* [WORK TO BE COMPLETED]
Pull every line containing the word "image" from the records.
-- START OF PROVIDED RECORDS --
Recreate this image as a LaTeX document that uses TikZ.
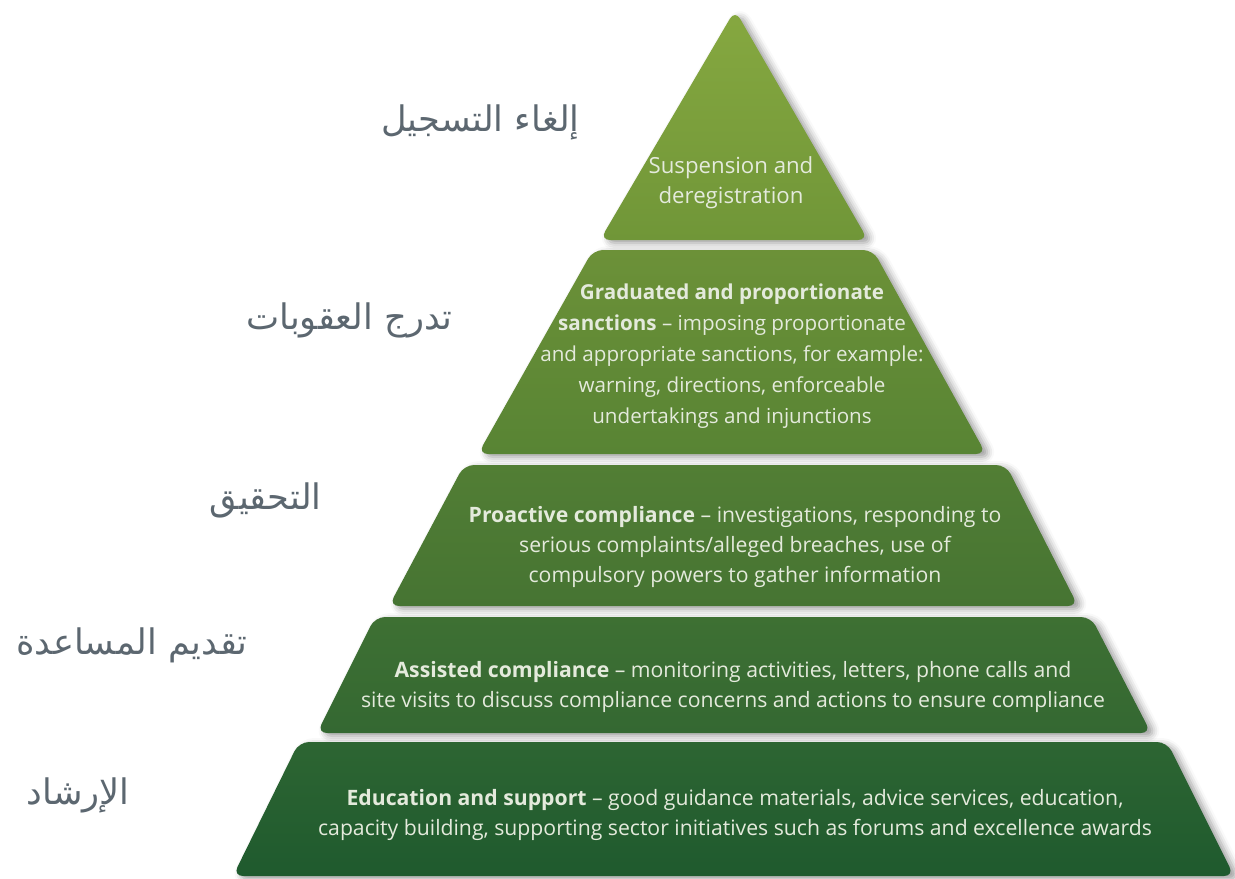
\documentclass[tikz,border=0pt]{standalone}
\usepackage{fontspec}
\usetikzlibrary{shadows.blur}
\setmainfont{Open Sans}
\newfontfamily\arabicfont[Script=Arabic]{DejaVu Sans}
\TeXXeTstate=1

\definecolor{tieratop}{RGB}{134,168,64}
\definecolor{tierabot}{RGB}{112,150,56}
\definecolor{tierbtop}{RGB}{108,145,56}
\definecolor{tierbbot}{RGB}{88,132,52}
\definecolor{tierctop}{RGB}{82,126,52}
\definecolor{tiercbot}{RGB}{70,116,51}
\definecolor{tierdtop}{RGB}{62,112,51}
\definecolor{tierdbot}{RGB}{52,104,50}
\definecolor{tieretop}{RGB}{45,101,50}
\definecolor{tierebot}{RGB}{31,90,46}
\definecolor{tiertxt}{RGB}{228,234,220}
\definecolor{arabgray}{RGB}{92,103,112}

\begin{document}
\begin{tikzpicture}
[x=0.5pt,y=-0.5pt,
 tier/.style={rounded corners=5pt,
   blur shadow={shadow xshift=2.5pt,shadow yshift=-1.5pt,shadow blur radius=3.5pt,shadow opacity=40}},
 tiertext/.style={text=tiertxt,align=center,font=\fontsize{10.6}{15}\selectfont},
 arlabel/.style={anchor=east,inner sep=0pt,text=arabgray,font=\arabicfont\fontsize{17.6}{19}\selectfont}]

  \useasboundingbox (0,0) rectangle (1235,878);

  % pyramid tiers, top to bottom
  \path[tier,top color=tieratop,bottom color=tierabot]
    (735,10) -- (868,240) -- (600,240) -- cycle;
  \path[tier,top color=tierbtop,bottom color=tierbbot]
    (593,250) -- (873,250) -- (986,454) -- (478,454) -- cycle;
  \path[tier,top color=tierctop,bottom color=tiercbot]
    (464,465) -- (1006,465) -- (1078,606) -- (389,606) -- cycle;
  \path[tier,top color=tierdtop,bottom color=tierdbot]
    (375,617) -- (1091,617) -- (1151,733) -- (317,733) -- cycle;
  \path[tier,top color=tieretop,bottom color=tierebot]
    (299,742) -- (1167,742) -- (1234,876) -- (233,876) -- cycle;

  % texts inside the tiers
  \node[tiertext,font=\fontsize{11.1}{15}\selectfont] (suspend) at (731,183)
    {Suspension and\\deregistration};
  \node[tiertext,font=\fontsize{10.3}{15.5}\selectfont] (sanction) at (732,356)
    {\textbf{Graduated and proportionate}\\
     \textbf{sanctions} -- imposing proportionate\\
     and appropriate sanctions, for example:\\
     warning, directions, enforceable\\
     undertakings and injunctions};
  \node[tiertext] (proactive) at (735,547)
    {\textbf{Proactive compliance} -- investigations, responding to\\
     serious complaints/alleged breaches, use of\\
     compulsory powers to gather information};
  \node[tiertext] (assisted) at (733,687)
    {\textbf{Assisted compliance} -- monitoring activities, letters, phone calls and\\
     site visits to discuss compliance concerns and actions to ensure compliance};
  \node[tiertext] (educate) at (735,815)
    {\textbf{Education and support} -- good guidance materials, advice services, education,\\
     capacity building, supporting sector initiatives such as forums and excellence awards};

  % arabic level names
  \node[arlabel] (lvlsuspend) at (580,122) {\beginR إلغاء التسجيل\endR};
  \node[arlabel] (lvlsanction) at (453,320) {\beginR تدرج العقوبات\endR};
  \node[arlabel] (lvlproactive) at (322,500) {\beginR التحقيق\endR};
  \node[arlabel] (lvlassisted) at (248,645) {\beginR تقديم المساعدة\endR};
  \node[arlabel] (lvleducate) at (130,795) {\beginR الإرشاد\endR};

\end{tikzpicture}
\end{document}
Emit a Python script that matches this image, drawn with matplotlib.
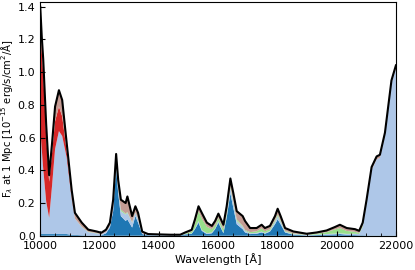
import matplotlib
matplotlib.use("Agg")
import matplotlib.pyplot as plt
import numpy as np
from matplotlib.ticker import MultipleLocator

# wavelength grid [Angstrom] and per-species flux contributions
wavelength = [10000, 10050, 10100, 10200, 10300, 10400, 10500, 10630, 10740, 10890,
              11060, 11170, 11400, 11620, 11900, 12060, 12220, 12350, 12460, 12560,
              12630, 12720, 12880, 12940, 13100, 13210, 13300, 13440, 13640, 14000,
              14400, 14720, 14890, 15110, 15220, 15340, 15450, 15620, 15790, 15900,
              16010, 16180, 16290, 16415, 16515, 16630, 16830, 16910, 17080, 17300,
              17470, 17580, 17750, 17920, 18010, 18110, 18260, 18540, 18990, 19330,
              19660, 19940, 20110, 20340, 20620, 20760, 20880, 21010, 21180, 21350,
              21460, 21630, 21850, 22000]

dark_blue = [0.010, 0.010, 0.010, 0.010, 0.010, 0.010, 0.010, 0.010, 0.010, 0.010,
             0.005, 0.005, 0.003, 0.002, 0.002, 0.002, 0.015, 0.050, 0.150, 0.410,
             0.260, 0.120, 0.090, 0.100, 0.050, 0.120, 0.080, 0.010, 0.003, 0.002,
             0.002, 0.002, 0.008, 0.012, 0.040, 0.080, 0.030, 0.010, 0.015, 0.040,
             0.080, 0.015, 0.110, 0.260, 0.170, 0.070, 0.040, 0.020, 0.010, 0.012,
             0.020, 0.012, 0.025, 0.070, 0.100, 0.070, 0.020, 0.006, 0.002, 0.004,
             0.006, 0.008, 0.010, 0.006, 0.004, 0.003, 0.003, 0.002, 0.002, 0.002,
             0.002, 0.002, 0.002, 0.002]

light_blue = [0.650, 0.520, 0.400, 0.200, 0.100, 0.300, 0.520, 0.630, 0.600, 0.470,
              0.220, 0.100, 0.050, 0.020, 0.012, 0.008, 0.008, 0.010, 0.020, 0.030,
              0.030, 0.030, 0.040, 0.040, 0.030, 0.020, 0.020, 0.005, 0.002, 0.002,
              0.001, 0.001, 0.002, 0.003, 0.005, 0.010, 0.005, 0.005, 0.005, 0.005,
              0.010, 0.005, 0.015, 0.030, 0.030, 0.020, 0.015, 0.010, 0.005, 0.005,
              0.005, 0.005, 0.005, 0.015, 0.020, 0.015, 0.005, 0.004, 0.003, 0.003,
              0.004, 0.005, 0.005, 0.005, 0.008, 0.008, 0.050, 0.200, 0.400, 0.465,
              0.475, 0.610, 0.930, 1.020]

green = [0.000, 0.000, 0.000, 0.000, 0.000, 0.000, 0.000, 0.000, 0.000, 0.000,
         0.000, 0.000, 0.002, 0.002, 0.002, 0.000, 0.000, 0.000, 0.000, 0.005,
         0.005, 0.010, 0.005, 0.005, 0.003, 0.003, 0.003, 0.000, 0.000, 0.000,
         0.000, 0.001, 0.004, 0.010, 0.030, 0.060, 0.070, 0.040, 0.020, 0.020,
         0.020, 0.020, 0.015, 0.010, 0.010, 0.010, 0.005, 0.005, 0.007, 0.010,
         0.020, 0.010, 0.010, 0.010, 0.010, 0.008, 0.005, 0.004, 0.002, 0.006,
         0.012, 0.025, 0.032, 0.018, 0.012, 0.006, 0.008, 0.002, 0.000, 0.000,
         0.000, 0.000, 0.000, 0.000]

red = [0.640, 0.600, 0.580, 0.400, 0.220, 0.200, 0.170, 0.150, 0.120, 0.040,
       0.010, 0.000, 0.000, 0.000, 0.000, 0.000, 0.000, 0.000, 0.000, 0.000,
       0.000, 0.000, 0.000, 0.000, 0.000, 0.000, 0.000, 0.000, 0.000, 0.000,
       0.000, 0.000, 0.000, 0.000, 0.000, 0.000, 0.000, 0.000, 0.000, 0.000,
       0.000, 0.000, 0.000, 0.000, 0.000, 0.000, 0.000, 0.000, 0.000, 0.000,
       0.000, 0.000, 0.000, 0.000, 0.000, 0.000, 0.000, 0.000, 0.000, 0.000,
       0.000, 0.000, 0.000, 0.000, 0.000, 0.000, 0.000, 0.000, 0.000, 0.000,
       0.000, 0.000, 0.000, 0.000]

brown = [0.100, 0.090, 0.090, 0.070, 0.040, 0.060, 0.090, 0.100, 0.100, 0.050,
         0.045, 0.035, 0.025, 0.013, 0.010, 0.008, 0.014, 0.020, 0.050, 0.055,
         0.045, 0.060, 0.065, 0.095, 0.037, 0.037, 0.037, 0.010, 0.005, 0.004,
         0.003, 0.002, 0.006, 0.011, 0.025, 0.030, 0.035, 0.025, 0.020, 0.025,
         0.025, 0.027, 0.040, 0.050, 0.050, 0.050, 0.060, 0.055, 0.025, 0.020,
         0.022, 0.020, 0.020, 0.025, 0.035, 0.027, 0.017, 0.012, 0.005, 0.007,
         0.010, 0.015, 0.020, 0.018, 0.016, 0.013, 0.019, 0.016, 0.018, 0.018,
         0.018, 0.018, 0.018, 0.020]

layers = [dark_blue, light_blue, green, red, brown]
colors = ["#1f77b4", "#aec7e8", "#98df8a", "#d62728", "#c49c94"]

total = np.sum(np.array(layers), axis=0)

fig = plt.figure(figsize=(4.15, 2.70), dpi=100)
ax = fig.add_axes([0.097, 0.127, 0.857, 0.866])

ax.stackplot(wavelength, *layers, colors=colors, linewidth=0)
ax.plot(wavelength, total, color="black", lw=1.5)

ax.set_xlim(10000, 22000)
ax.set_ylim(0, 1.43)
ax.xaxis.set_major_locator(MultipleLocator(2000))
ax.xaxis.set_minor_locator(MultipleLocator(500))
ax.yaxis.set_major_locator(MultipleLocator(0.2))
ax.tick_params(which="both", direction="in", labelsize=8)
ax.tick_params(which="major", length=3.5)
ax.tick_params(which="minor", length=2)

ax.set_xlabel("Wavelength [Å]", fontsize=8, labelpad=2)
ax.set_ylabel(r"F$_\lambda$ at 1 Mpc [10$^{-15}$ erg/s/cm$^2$/Å]", fontsize=7.2)
ax.yaxis.set_label_coords(-0.07, 0.5)

fig.savefig("out.png", dpi=100)
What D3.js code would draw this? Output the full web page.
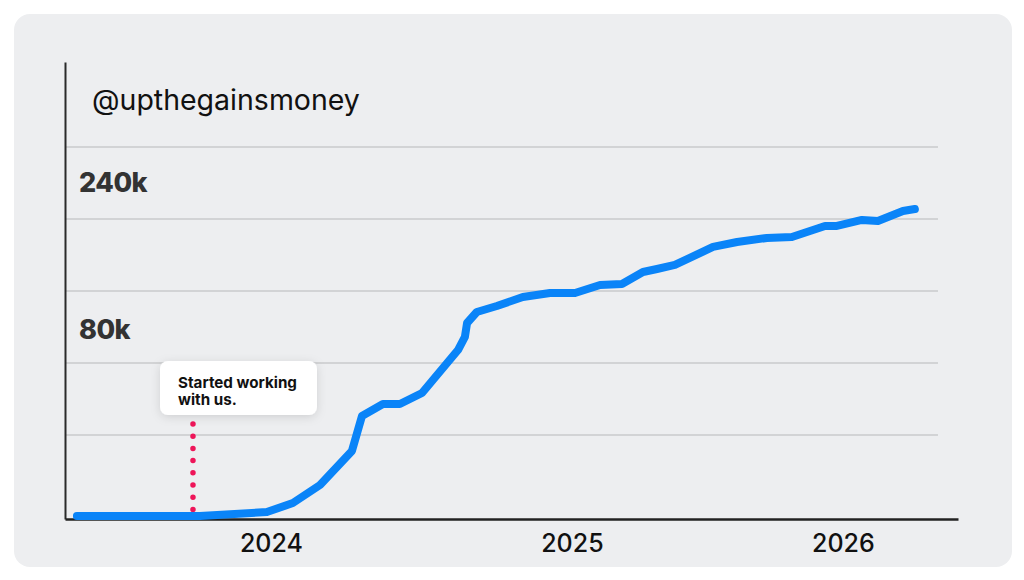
-- END OF PROVIDED RECORDS --
* [WRITTEN SOLUTION]
Recreate this image as a LaTeX document that uses TikZ.
Emit a Python script that matches this image, drawn with matplotlib.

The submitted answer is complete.